OBJECTIVE: Give the material once more, word for word, without any images.

STORED DATA:
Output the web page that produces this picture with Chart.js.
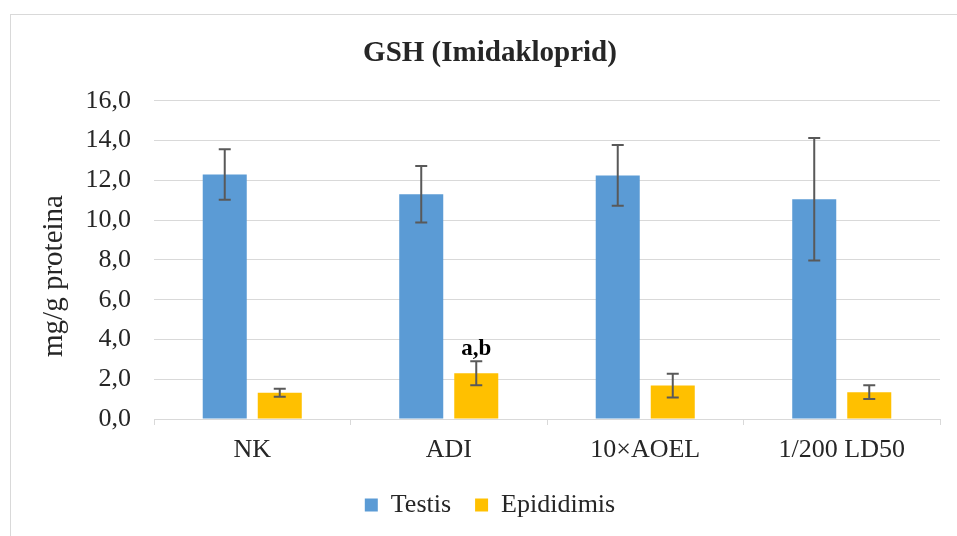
<!DOCTYPE html>
<html>
<head>
<meta charset="utf-8">
<script src="https://cdn.jsdelivr.net/npm/chart.js@4.4.1/dist/chart.umd.min.js"></script>
<style>
  html, body { margin: 0; padding: 0; background: #fff; overflow: hidden; }
  #wrap { position: relative; width: 980px; height: 580px; }
  #frame { position: absolute; left: 10px; top: 14px; width: 960px; height: 560px; border: 1px solid #d9d9d9; box-sizing: border-box; }
  canvas { position: absolute; left: 0; top: 0; }
</style>
</head>
<body>
<div id="wrap">
  <div id="frame"></div>
  <canvas id="myChart" width="980" height="580"></canvas>
</div>
<script>
const groups = ['NK', 'ADI', '10×AOEL', '1/200 LD50']
const testis = [12.3, 11.3, 12.25, 11.05]
const testisErr = [1.27, 1.42, 1.53, 3.08]
const epididimis = [1.32, 2.3, 1.68, 1.35]
const epididimisErr = [0.2, 0.6, 0.6, 0.35]
const epididimisMarks = ['', 'a,b', '', '']
const yTicks = { min: 0, max: 16, step: 2 }

const serif = '"Liberation Serif", "Times New Roman", serif'
const textColor = '#262626'
const gridColor = '#d9d9d9'

const errorBars = {
  id: 'errorBars',
  afterDatasetsDraw(chart) {
    const ctx = chart.ctx
    const y = chart.scales.y
    ctx.save()
    chart.data.datasets.forEach((ds, di) => {
      const meta = chart.getDatasetMeta(di)
      meta.data.forEach((bar, i) => {
        const v = ds.data[i]
        const e = ds.errors[i]
        const top = y.getPixelForValue(v + e)
        const bottom = y.getPixelForValue(v - e)
        ctx.strokeStyle = '#595959'
        ctx.lineWidth = 2
        ctx.beginPath()
        ctx.moveTo(bar.x, top)
        ctx.lineTo(bar.x, bottom)
        ctx.moveTo(bar.x - 6, top)
        ctx.lineTo(bar.x + 6, top)
        ctx.moveTo(bar.x - 6, bottom)
        ctx.lineTo(bar.x + 6, bottom)
        ctx.stroke()
        if (ds.marks && ds.marks[i]) {
          ctx.fillStyle = '#000'
          ctx.font = 'bold 23px ' + serif
          ctx.textAlign = 'center'
          ctx.textBaseline = 'alphabetic'
          ctx.fillText(ds.marks[i], bar.x, top - 6)
        }
      })
    })
    ctx.restore()
  }
}

const yTitle = {
  id: 'yTitle',
  afterDraw(chart) {
    const ctx = chart.ctx
    ctx.save()
    ctx.translate(54, 276)
    ctx.rotate(-Math.PI / 2)
    ctx.fillStyle = textColor
    ctx.font = '29px ' + serif
    ctx.textAlign = 'center'
    ctx.textBaseline = 'middle'
    ctx.fillText('mg/g proteina', 0, 0)
    ctx.restore()
  }
}

const config = {
  type: 'bar',
  data: {
    labels: groups,
    datasets: [
      { label: 'Testis', data: testis, errors: testisErr, backgroundColor: '#5b9bd5',
        categoryPercentage: 0.56, barPercentage: 0.8 },
      { label: 'Epididimis', data: epididimis, errors: epididimisErr, marks: epididimisMarks,
        backgroundColor: '#ffc000', categoryPercentage: 0.56, barPercentage: 0.8 }
    ]
  },
  options: {
    responsive: false,
    animation: false,
    layout: { padding: { left: 40, right: 40, top: 0, bottom: 52 } },
    scales: {
      x: {
        grid: { offset: true, drawOnChartArea: false, color: gridColor, tickLength: 6 },
        border: { color: gridColor },
        ticks: { color: textColor, font: { family: serif, size: 26 }, padding: 10 },
        afterFit: (s) => { s.height = 49 }
      },
      y: {
        min: yTicks.min,
        max: yTicks.max,
        grid: { color: gridColor, drawTicks: false },
        border: { display: false },
        ticks: {
          stepSize: yTicks.step,
          color: textColor,
          font: { family: serif, size: 26 },
          padding: 23,
          callback: (v) => v.toFixed(1).replace('.', ',')
        },
        afterFit: (s) => { s.width = 114 }
      }
    },
    plugins: {
      title: {
        display: true,
        text: 'GSH (Imidakloprid)',
        color: textColor,
        font: { family: serif, size: 29, weight: 'bold' },
        padding: { top: 36, bottom: 30 }
      },
      legend: {
        position: 'bottom',
        labels: { color: textColor, font: { family: serif, size: 26 }, boxWidth: 13, boxHeight: 13, padding: 24 }
      },
      tooltip: { enabled: false }
    }
  },
  plugins: [errorBars, yTitle]
}

new Chart(document.getElementById('myChart'), config)
</script>
</body>
</html>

COMPLETE OUTPUT:
Output the web page that produces this picture with Chart.js.
<!DOCTYPE html>
<html>
<head>
<meta charset="utf-8">
<script src="https://cdn.jsdelivr.net/npm/chart.js@4.4.1/dist/chart.umd.min.js"></script>
<style>
  html, body { margin: 0; padding: 0; background: #fff; overflow: hidden; }
  #wrap { position: relative; width: 980px; height: 580px; }
  #frame { position: absolute; left: 10px; top: 14px; width: 960px; height: 560px; border: 1px solid #d9d9d9; box-sizing: border-box; }
  canvas { position: absolute; left: 0; top: 0; }
</style>
</head>
<body>
<div id="wrap">
  <div id="frame"></div>
  <canvas id="myChart" width="980" height="580"></canvas>
</div>
<script>
const groups = ['NK', 'ADI', '10×AOEL', '1/200 LD50']
const testis = [12.3, 11.3, 12.25, 11.05]
const testisErr = [1.27, 1.42, 1.53, 3.08]
const epididimis = [1.32, 2.3, 1.68, 1.35]
const epididimisErr = [0.2, 0.6, 0.6, 0.35]
const epididimisMarks = ['', 'a,b', '', '']
const yTicks = { min: 0, max: 16, step: 2 }

const serif = '"Liberation Serif", "Times New Roman", serif'
const textColor = '#262626'
const gridColor = '#d9d9d9'

const errorBars = {
  id: 'errorBars',
  afterDatasetsDraw(chart) {
    const ctx = chart.ctx
    const y = chart.scales.y
    ctx.save()
    chart.data.datasets.forEach((ds, di) => {
      const meta = chart.getDatasetMeta(di)
      meta.data.forEach((bar, i) => {
        const v = ds.data[i]
        const e = ds.errors[i]
        const top = y.getPixelForValue(v + e)
        const bottom = y.getPixelForValue(v - e)
        ctx.strokeStyle = '#595959'
        ctx.lineWidth = 2
        ctx.beginPath()
        ctx.moveTo(bar.x, top)
        ctx.lineTo(bar.x, bottom)
        ctx.moveTo(bar.x - 6, top)
        ctx.lineTo(bar.x + 6, top)
        ctx.moveTo(bar.x - 6, bottom)
        ctx.lineTo(bar.x + 6, bottom)
        ctx.stroke()
        if (ds.marks && ds.marks[i]) {
          ctx.fillStyle = '#000'
          ctx.font = 'bold 23px ' + serif
          ctx.textAlign = 'center'
          ctx.textBaseline = 'alphabetic'
          ctx.fillText(ds.marks[i], bar.x, top - 6)
        }
      })
    })
    ctx.restore()
  }
}

const yTitle = {
  id: 'yTitle',
  afterDraw(chart) {
    const ctx = chart.ctx
    ctx.save()
    ctx.translate(54, 276)
    ctx.rotate(-Math.PI / 2)
    ctx.fillStyle = textColor
    ctx.font = '29px ' + serif
    ctx.textAlign = 'center'
    ctx.textBaseline = 'middle'
    ctx.fillText('mg/g proteina', 0, 0)
    ctx.restore()
  }
}

const config = {
  type: 'bar',
  data: {
    labels: groups,
    datasets: [
      { label: 'Testis', data: testis, errors: testisErr, backgroundColor: '#5b9bd5',
        categoryPercentage: 0.56, barPercentage: 0.8 },
      { label: 'Epididimis', data: epididimis, errors: epididimisErr, marks: epididimisMarks,
        backgroundColor: '#ffc000', categoryPercentage: 0.56, barPercentage: 0.8 }
    ]
  },
  options: {
    responsive: false,
    animation: false,
    layout: { padding: { left: 40, right: 40, top: 0, bottom: 52 } },
    scales: {
      x: {
        grid: { offset: true, drawOnChartArea: false, color: gridColor, tickLength: 6 },
        border: { color: gridColor },
        ticks: { color: textColor, font: { family: serif, size: 26 }, padding: 10 },
        afterFit: (s) => { s.height = 49 }
      },
      y: {
        min: yTicks.min,
        max: yTicks.max,
        grid: { color: gridColor, drawTicks: false },
        border: { display: false },
        ticks: {
          stepSize: yTicks.step,
          color: textColor,
          font: { family: serif, size: 26 },
          padding: 23,
          callback: (v) => v.toFixed(1).replace('.', ',')
        },
        afterFit: (s) => { s.width = 114 }
      }
    },
    plugins: {
      title: {
        display: true,
        text: 'GSH (Imidakloprid)',
        color: textColor,
        font: { family: serif, size: 29, weight: 'bold' },
        padding: { top: 36, bottom: 30 }
      },
      legend: {
        position: 'bottom',
        labels: { color: textColor, font: { family: serif, size: 26 }, boxWidth: 13, boxHeight: 13, padding: 24 }
      },
      tooltip: { enabled: false }
    }
  },
  plugins: [errorBars, yTitle]
}

new Chart(document.getElementById('myChart'), config)
</script>
</body>
</html>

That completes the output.